Когда “Накануне” кончилась, Нине Ивановне не на что стало жить, и она решилась на последнее: ехать в Париж в надежде, что ей поможет там глава Нансеновского комитета Василий Алексеевич Маклаков и старый ее друг Владислав Ходасевич. Дело в том, что в дни молодости Нины Ивановны Маклаков (великий женолюб) без памяти был в нее влюблен и, как мне говорили сведущие люди, готов был будто бы даже на ней жениться. Но Нина Ивановна, жившая среди декадентов и создававшая из своей жизни “трепетную поэму” и “творимую легенду”, блестящего Маклакова, тогда уже знаменитого адвоката, — отвергла. Он для нее был слишком “реален”. Теперь же, через много десятилетий, Нина Ивановна (с Надей) уехала в Париж, надеясь на его помощь. Знаю, что в Париже она сразу же пришла в “офис” Маклакова, но, увы, Василий Алексеевич был только “формален”, что-то посоветовал, куда-то направил, и все. Ходасевич же, сам перебивавшийся с хлеба на квас литературным заработком, тоже ничем существенным помочь не мог. И в Париже, кроме нищеты, несчастную Ренату скоро постигло самое большое горе; умерла ее сестра-уродец Надя. Мне говорили близкие к Н.И. люди, что предела ее отчаянию не было.
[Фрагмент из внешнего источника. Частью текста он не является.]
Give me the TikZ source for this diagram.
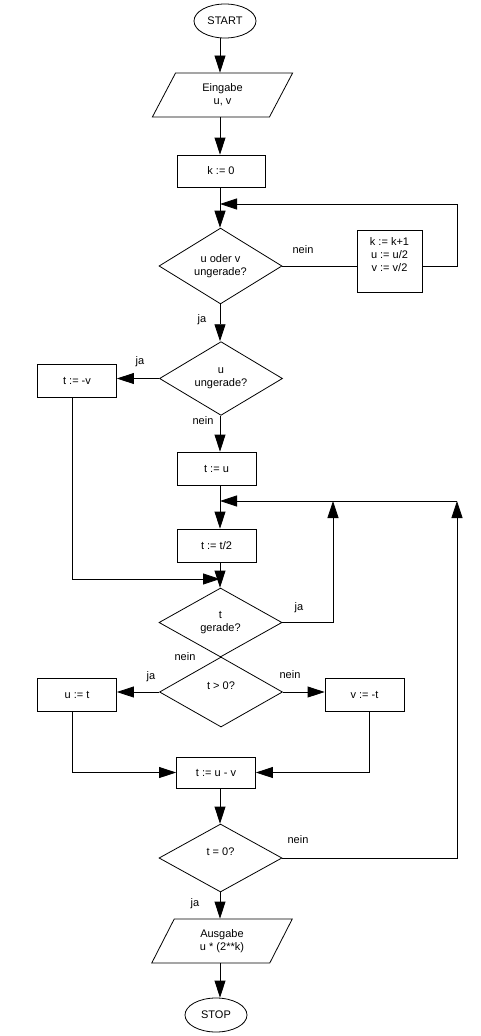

Когда сестра лежала в гробу, безумная Нина бросалась к ней, покрывая ее лицо и руки поцелуями, крича какие-то сумасшедшие слова: “Надя, ты помнишь минуты нашего наслаждения?!.. Надя, не оставляй меня!..” В припадке отчаяния Нина Ивановна ковыряла иглой руку мертвой Нади и потом свою, хотела отравиться “трупным ядом”. Но из этого ничего не вышло. И, похоронив последнюю близкую ей на земле душу, Нина Ивановна покончила с собой, открыв газовые краны в своем убогом жилище. Таков был конец жизни-“поэмы” Ренаты из “Огненного ангела”. Это было 23 февраля 1928 года.